For the IPW estimator, we have \[ \hat \tau_0 = \frac{1}{n}\sum_{i=1}^n\frac{A_iY_i}{\hat e(X_i)} - \frac{Y_i(1 - A_i)}{1 - \hat e(X_i)} \]
After adding a constant \(c\) to all values of \(Y_i\), making it \(Y_i' = Y_i + c\), the modified IPW estimator component becomes: \[\begin{align*} \hat \tau_1 & = \frac{1}{n}\sum_{i=1}^n\frac{A_i(Y_i+c)}{\hat e(X_i)} - \frac{(Y_i+c)(1 - A_i)}{1 - \hat e(X_i)} \\ & = \frac{A_i(Y_i + c) (1-\hat e(X_i)) - (1-A_i)(Y_i+c)\hat e(X_i) }{\hat e(X_i) \cdot (1-\hat e(X_i))} \\ \end{align*}\]
The difference between the modified and original IPW estimator components, which shows the effect of adding \(c\), is: \[ \hat \tau_0-\hat \tau_1= \frac{1}{n}\sum_{i=1}^n \frac{c (-A_i +\hat e(X_i))}{e(X_i) (1-\hat e(X_i))} \neq 0 \]

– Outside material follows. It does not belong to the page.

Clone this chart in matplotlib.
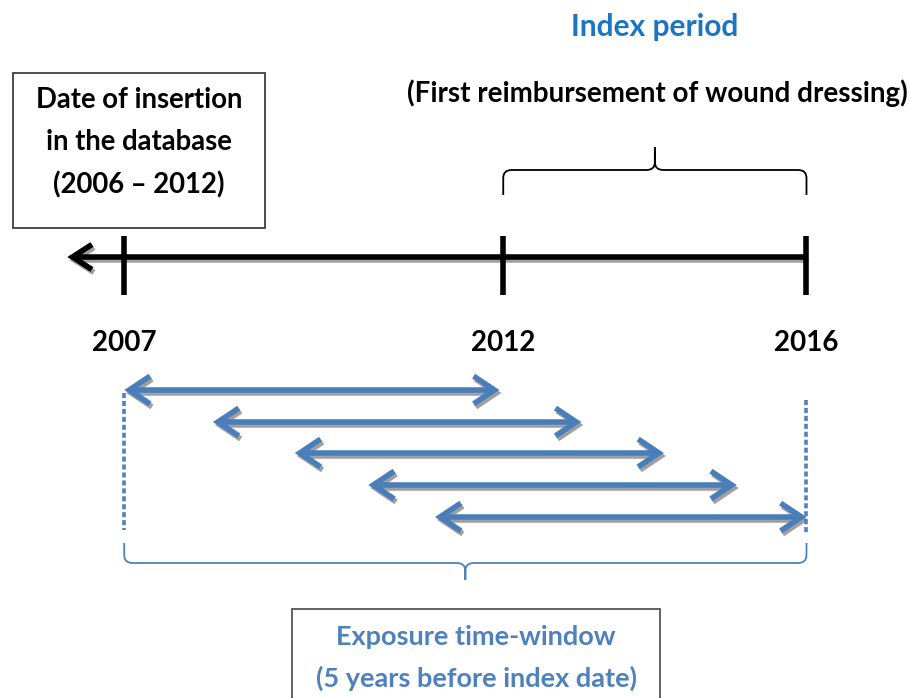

This difference demonstrates that the IPW estimator is not location invariant because the addition of a constant \(c\) to all outcome values \(Y_i\) alters the estimator’s value through a term that depends on the treatment indicator \(A_i\) and the propensity score \(e(X_i)\).
For the Hajek estimator, \[ \hat{\tau}_0 = \frac{\sum_{i=1}^n \frac{A_iY_i}{\hat{e}_i}}{\sum_{i=1}^n \frac{A_i}{\hat{e}_i}} - \frac{\sum_{i=1}^n \frac{(1-A_i)Y_i}{1-\hat{e}_i}}{\sum_{i=1}^n \frac{(1-A_i)}{1-\hat{e}_i}} \]
After adding a constant \(c\) to all values of \(Y_i\), making it \(Y_i' = Y_i + c\), the modified IPW estimator component becomes: \[\begin{align*} \hat \tau_1 & = \frac{\sum_{i=1}^n \frac{A_i(Y_i+c)}{\hat{e}_i}}{\sum_{i=1}^n \frac{A_i}{\hat{e}_i}} - \frac{\sum_{i=1}^n \frac{(1-A_i)(Y_i+c)}{1-\hat{e}_i}}{\sum_{i=1}^n \frac{(1-A_i)}{1-\hat{e}_i}} \\ & = \frac{\sum_{i=1}^n \frac{A_i(Y_i+c)}{\hat{e}_i}\sum_{i=1}^n\frac{(1-A_i)}{1-\hat{e}_i} - \sum_{i=1}^n \frac{(1-A_i)(Y_i+c)}{1-\hat{e}_i}\sum_{i=1}^n\frac{A_i}{\hat{e}_i} }{(\sum_{i=1}^n \frac{A_i}{\hat{e}_i})(\sum_{i=1}^n \frac{(1-A_i)}{1-\hat{e}_i})} \\ & = \frac{\sum_{i=1}^n \frac{A_iY_i}{\hat{e}_i}\sum_{i=1}^n\frac{(1-A_i)}{1-\hat{e}_i} - \sum_{i=1}^n \frac{(1-A_i)Y_i}{1-\hat{e}_i}\sum_{i=1}^n\frac{A_i}{\hat{e}_i} }{(\sum_{i=1}^n \frac{A_i}{\hat{e}_i})(\sum_{i=1}^n \frac{(1-A_i)}{1-\hat{e}_i})} \qquad (=\hat \tau_0)\\ \qquad & +\frac{c\sum_{i=1}^n \frac{A_i}{\hat{e}_i}\sum_{i=1}^n\frac{(1-A_i)}{1-\hat{e}_i}-c\sum_{i=1}^n \frac{(1-A_i)}{1-\hat{e}_i}\sum_{i=1}^n\frac{A_i}{\hat{e}_i}}{(\sum_{i=1}^n \frac{A_i}{\hat{e}_i})(\sum_{i=1}^n \frac{(1-A_i)}{1-\hat{e}_i})} \qquad (=0)\\ & = \hat \tau_0 \end{align*}\]
Therefore, the Hajek estimator is location invariant.